Há uma certa ausência de questionamento sobre a máquina. Há silêncios a mais. Há braços caídos e até mesmo uma sensação de que não vale a pena. É mais fácil manter a rotina do que molhar o fato perante a chuva de críticas que a todo o momento cai.
Em apreciação ao comportamento político, escreveu o jornalista Vítor Hugo, relativamente ao titular da pasta da Educação na Madeira: “A sua discrição tem valido com que passe entre os pingos da chuva sem que se molhe muito.” Excelente síntese. Sem se molhar, diria eu. Aqui reside o problema que, agora, generalizo ao país. Um político tem de expor-se e tem de molhar-se. Só assim será possível acrescentar alguma coisa ao pré-existente. Quando mantém o fatinho político impecável, engomadinho e impermeabilizado, obviamente que tende a repetir o passado, ou melhor, significa que existe apenas para deitar óleo na máquina velha e ferrugenta. E a máquina, peça antiga da sociedade industrial, retocada aqui e ali, digna de figurar em um museu da história da educação, continua a arrastar-se na engrenagem de ontem, por ausência de vontade política em encontrar outras mais adequadas aos tempos que correm. Preferem substituir peças. Não por ausência de cabimentação orçamental, mas por negligência e falta de coragem. Espantosa é a existência de homens e mulheres governantes, que olham para essa máquina, que percorreu mais de 200 anos, e não lhes suscita uma interrogação, uma inquietação: que faz ela aqui? Por que não trocamos esta sucata em função da investigação e dos novos paradigmas do desenvolvimento? Por que teimam em manter uma engenhosa estrutura que olha para trás e não para o futuro? Uma máquina que, insensível, repete e repete, que mais não sabe fazer do que repetir o passado, mecanicamente, poderá ter lugar no mundo tecnológico, organizacional, curricular, programático e sobretudo pedagógico de hoje? Há uma genérica ausência de questionamento sobre a máquina. Há silêncios a mais. Há braços caídos e até mesmo uma sensação de que não vale a pena. O Presidente da República tem razão: “Os portugueses, de facto, não dão primazia à Educação como prioridade nacional.” Ou melhor, é mais fácil manter a rotina do que molhar o fato perante a chuva de críticas que a todo o momento cai.

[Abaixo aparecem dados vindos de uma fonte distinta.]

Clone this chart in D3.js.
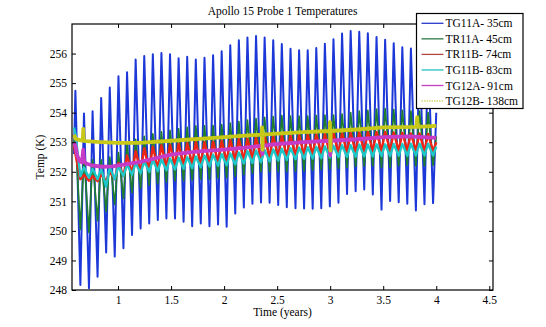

A insatisfação existe. A angústia dos trabalhadores é evidente. A síndrome de Burnout alastra-se ao longo do ano, a baixa médica acontece com frequência, os ‘serventes’ dizem que aprendem mais de 60% fora da fábrica, mas a máquina continua a funcionar – repito – mecanicamente, alheia a tudo, surda e muda ao mundo e aos apelos dos vários sistemas que para ela olham, hoje, com desdém. A chuva cai, com intensidade, impiedosamente, mas o óleo permite-lhe que funcione! As fábricas abrem às oito, o patrão chega às nove, olha para os relatórios e manda disponibilizar mais óleo ou WD 40. Tal qual um relógio e à semelhança da sociedade industrial, toca para entrar e toca para fechar e, no dia seguinte, a roda dentada volta a funcionar. Cada vez mais lentamente, mas funciona. Com mais ou menos ‘projectos’ de produção. Há dias escutei, de passagem, alguns debates sobre o funcionamento da fábrica. Todos os gerentes das sucursais por aí espalhadas, genericamente, deram-se por satisfeitos com o patrão, com o funcionamento e com a produção. O patrão manda, paga no dia certo e nós obedecemos. Percebi-os, também, a passar por ‘entre os pingos da chuva’. Apenas um que quis explicar a máquina, um que mais parecia uma caterpílar com parafusos soltos, tal o ruído produzido, fez-me mudar de canal, por não aguentar tantas incoerências. Em contraponto, escutei um ou outro com alguma mensagem subtilmente dirigida ao patrão da fábrica. Ora, eu sei que meter o pauzinho na engrenagem da máquina necessita de conhecimento e sobretudo coragem para enfrentá-la. Acredito que em alguns casos, existindo conhecimento (existe com certeza), a coragem é reprimida. Tenho pena, porque todos vamos continuar a pagar cara a produção, porque, tal como sublinhou o jornalista, a discrição faz com que o patrão passe “entre os pingos da chuva sem que se molhe muito”. Ainda bem que existem sucursais desalinhadas. Lamento, pelos trabalhadores da fábrica, pelos ‘serventes’ e pela produção futura. Uma boa produção não é possível com ‘peças’ de museu. Devemos apreciá-las, mas não segui-las.